Thursday, July 12, 2012

Adventure Cuisine: Navajo Fry Bread (With a Dash of History!)


Prepare for a tasty (and informative) adventure, fellow adventurer!

A tasty treat for the culinary-minded adventurer is Navajo fry bread. When I was just a youngling, my mom would make it in the hopes that the grease would congeal in our bloodstream and slow us down. Believe me, fellow adventurer, it works!


The best part of making fry bread is the simplicity of it. The Navajo didn't have much, but as the stereotype goes, they used everything they had to its fullest extent. One of the reasons that the Navajo had so little was the rationing that the U.S. government subjected them to after herding them out of their ancestral lands by gunpoint. So sure, fry bread came from a dark time in American history. But the taste and the versatility of the bread make up for all that suffering!



Ooops! Guess I forgot to integrate these ingredients into one mass!
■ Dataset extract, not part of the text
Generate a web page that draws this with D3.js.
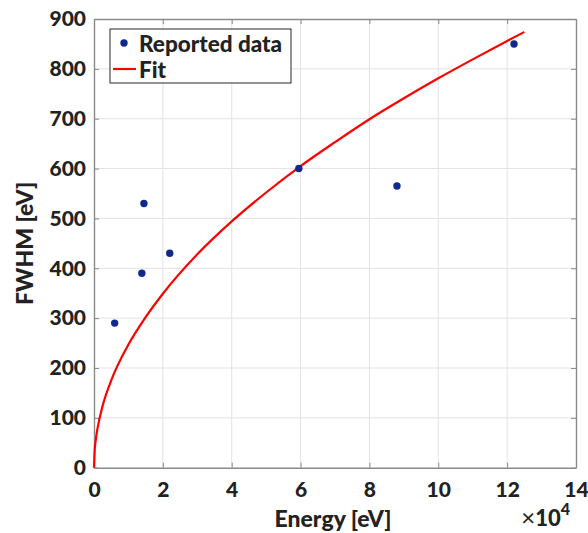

The first step to making fry bread is getting kicked out of your home by both the Spanish and the American governments. The first few miles of “The Long Walk of the Navajo” was probably pretty rough, but after a while, calluses (both physical and emotional) started to grow and everything got much better, so tough it out until then.
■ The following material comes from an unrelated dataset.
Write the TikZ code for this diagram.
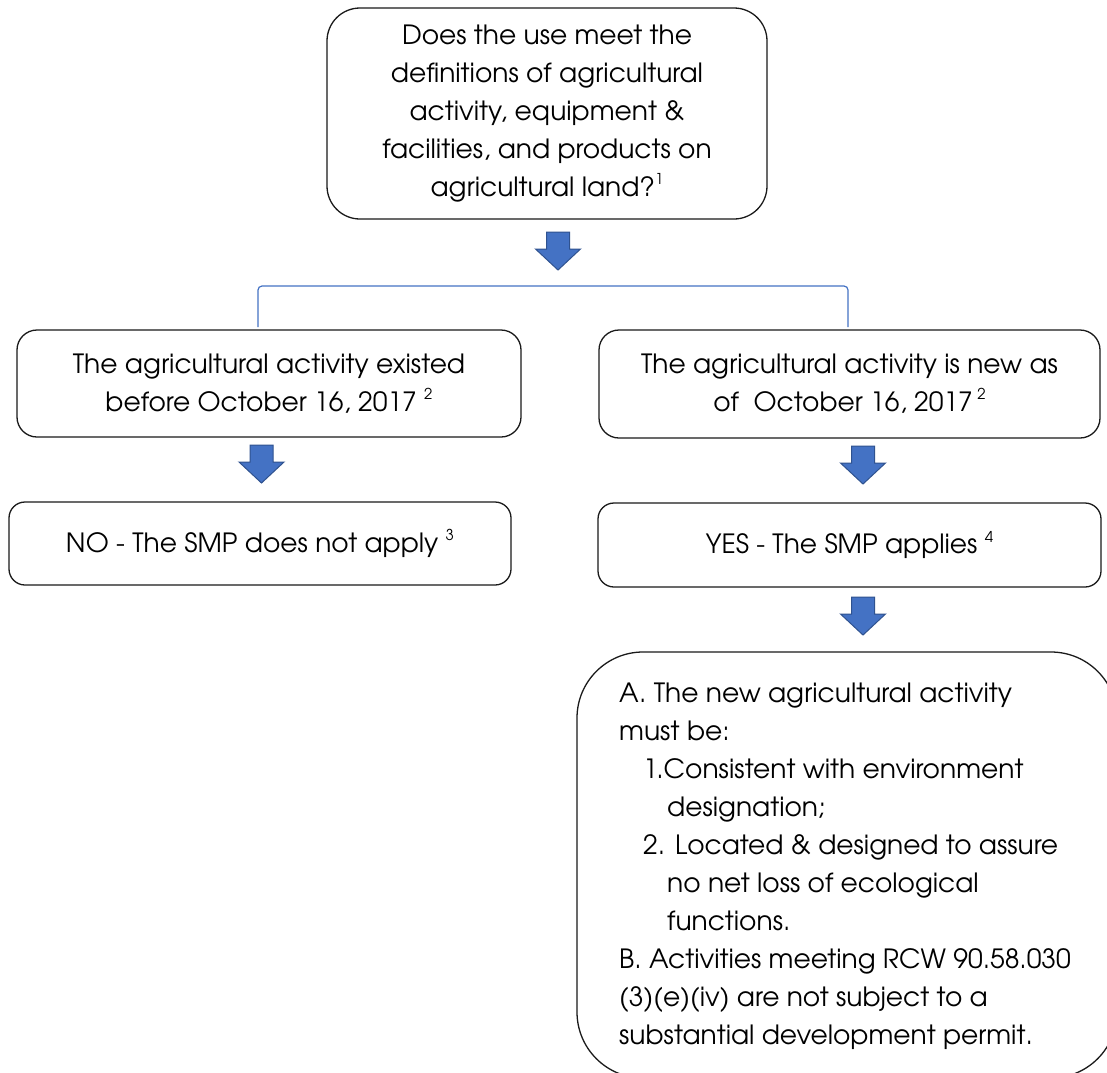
\documentclass[tikz,border=0pt]{standalone}
\usepackage{fontspec}
\setmainfont{texgyreadventor}[Extension=.otf, UprightFont=*-regular, BoldFont=*-bold, ItalicFont=*-italic, BoldItalicFont=*-bolditalic]
\definecolor{arrowblue}{HTML}{4472C4}
\definecolor{arrowedge}{HTML}{2F528F}
\definecolor{boxline}{HTML}{1A1A1A}
\tikzset{
  box/.style={draw=boxline, line width=1.3pt, fill=white, align=center, inner sep=0pt,
              font=\fontsize{26.5}{38}\selectfont, text=black},
  boxtext/.style={align=left, inner sep=0pt, font=\fontsize{26.5}{38}\selectfont, text=black},
  bracketline/.style={draw=arrowblue, line width=1.2pt, rounded corners=4pt},
  blockarrow/.pic={\draw[draw=arrowedge, fill=arrowblue, line width=1pt, line join=miter]
     (-11.5,0) -- (11.5,0) -- (11.5,17) -- (22.5,17) -- (0,38) -- (-22.5,17) -- (-11.5,17) -- cycle;}
}
\newcommand{\supnum}[1]{\raisebox{0.45em}{\fontsize{15}{15}\selectfont #1}}
\begin{document}
\begin{tikzpicture}[x=1pt,y=-1pt]
\clip (0,0) rectangle (1107,1072);
\fill[white] (0,0) rectangle (1107,1072);

\node[box, rounded corners=33pt, minimum width=440pt, minimum height=211pt] (top) at (547,113.5)
  {Does the use meet the\\definitions of agricultural\\activity, equipment \&\\facilities, and products on\\agricultural land?\supnum{1}};

\node[box, rounded corners=20pt, minimum width=504pt, minimum height=107pt] (lb) at (269,383.5)
  {The agricultural activity existed\\before October 16, 2017 \supnum{2}};

\node[box, rounded corners=20pt, minimum width=501pt, minimum height=108pt] (rb) at (849.5,384)
  {The agricultural activity is new as\\of~ October 16, 2017\,\supnum{2}};

\node[box, rounded corners=16pt, minimum width=502pt, minimum height=83pt] (no) at (260,543.5)
  {NO - The SMP does not apply \supnum{3}};

\node[box, rounded corners=16pt, minimum width=503pt, minimum height=84pt] (yes) at (849.5,545)
  {YES - The SMP applies \supnum{4}};

\node[box, rounded corners=66pt, minimum width=540pt, minimum height=426pt] (big) at (847,865) {};
\node[boxtext, anchor=north west] (bigtext) at (619,683)
  {A. The new agricultural activity\\
   must be:\\
   \hspace*{24pt}1.Consistent with environment\\
   \hspace*{48pt}designation;\\
   \hspace*{24pt}2. Located \& designed to assure\\
   \hspace*{48pt}no net loss of ecological\\
   \hspace*{48pt}functions.\\
   B. Activities meeting RCW 90.58.030\\
   (3)(e)(iv) are not subject to a\\
   substantial development permit.};

% block arrows
\pic at (558,232) {blockarrow};
\pic at (261.5,445) {blockarrow};
\pic at (863,446) {blockarrow};
\pic at (863,597) {blockarrow};

% bracket connector
\coordinate (bl) at (258,327);
\coordinate (br) at (848,327);
\draw[bracketline] (bl) -- (bl |- 0,286) -- (br |- 0,286) -- (br);
\end{tikzpicture}
\end{document}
Once you get to the government sanctioned land, you’ll discover that your enemies, the Comanche and the Apache, are also there, bringing the land meant for 5,000 up to an angry 10,000 who still manage to mount constant raids on one another, regardless of the U.S. military nearby. Keep your head down and you’ll be just fine.


When the first rations show up, toss out the majority (since they’re rotten) and get to work. Get your flour, leavening (baking powder works), salt, and water. 
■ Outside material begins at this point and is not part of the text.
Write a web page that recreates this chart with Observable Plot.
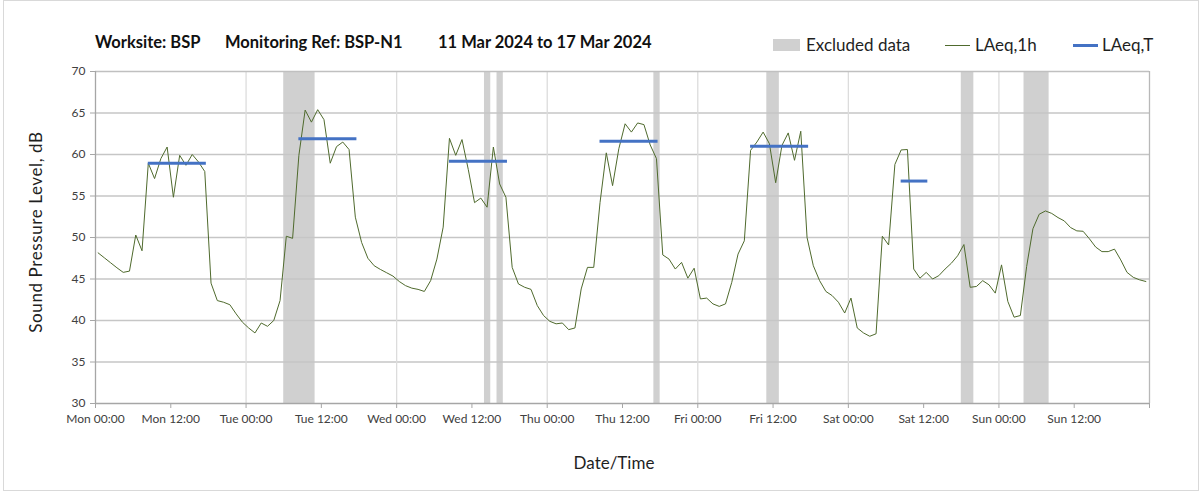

SUBSTITUTION TIP: Out of salt? The store’s too far away? You can use the sweat and tears of the Navajo people instead! If you don’t know any Navajo, head down to the area between the Four Corners and the Pecos River valley. The Navajo left loads of body salt.

This is all you need because this is all you have!


Mix one cup of flour, a quarter teaspoon of salt, a teaspoon of leavening, and a half cup of water together in a small bowl. Is the bowl/land too small to fit the ingredients/people? Deal with it. That’s all the bowl that the U.S. government gave you, so you’d better make friends.

QUICK TIP: If your neighbors come by for a raid, offer to share some fry bread with them! Maybe they won't kill you.

Wow! It sure is a mess in that bowl/government designated land!

Now cover your hands in flour (or dirt, since it’s not going to do much to the taste of dough made from rotten ingredients) and make the dough into a ball. Now separate that ball into four balls (a good way to remember how many balls to separate each serving into is to remember the four sacred mountains that made the border of the Navajos ancestral lands). 

FUN FACT: If you live in the Four Corners area, you live near where the Navajo made their home for over 300 years before being driven out by gun point.

If you're Navajo, maybe you don't remember your ancestral lands

Put some lard in your frying pan and get it good and hot. If you put too much lard in the pan, you can scrape some off the top. For scraping reference, see the scalping of the beloved Navajo leader, Narbona, in 1849 by the U.S. Military.

Call it shortening if you want. It's still lard.


Once the lard is hot, drop in your fry bread. You’ll want to stretch each ball out thin to make a scone-like shape. Don’t worry about stretching it too thin, because it will become hardened by the constant heat and pressure! Let the bread brown on each side before pulling it out.

Don't get too close to the oil! It'll scorch you like the sun scorched
the backs of thousands of Navajo men, women, and children.


Let the fry bread cool and then slather it with butter and jam. If you don’t have butter and jam, I guess you can use more lard. If you have to conserve your lard, just eat it plain. If there isn’t enough for one piece each, break yours into pieces and share.

This is a great meal unless you have to eat it every day for an extended period of time because the government is taking forever to find a scrap of land to leave you in!

From my kitchen to yours, enjoy!

1 comment:

  1. You can make fry bread for me anytime - but I want mine sopapilla style with honey. Do you always give a concurrent history lesson while cooking?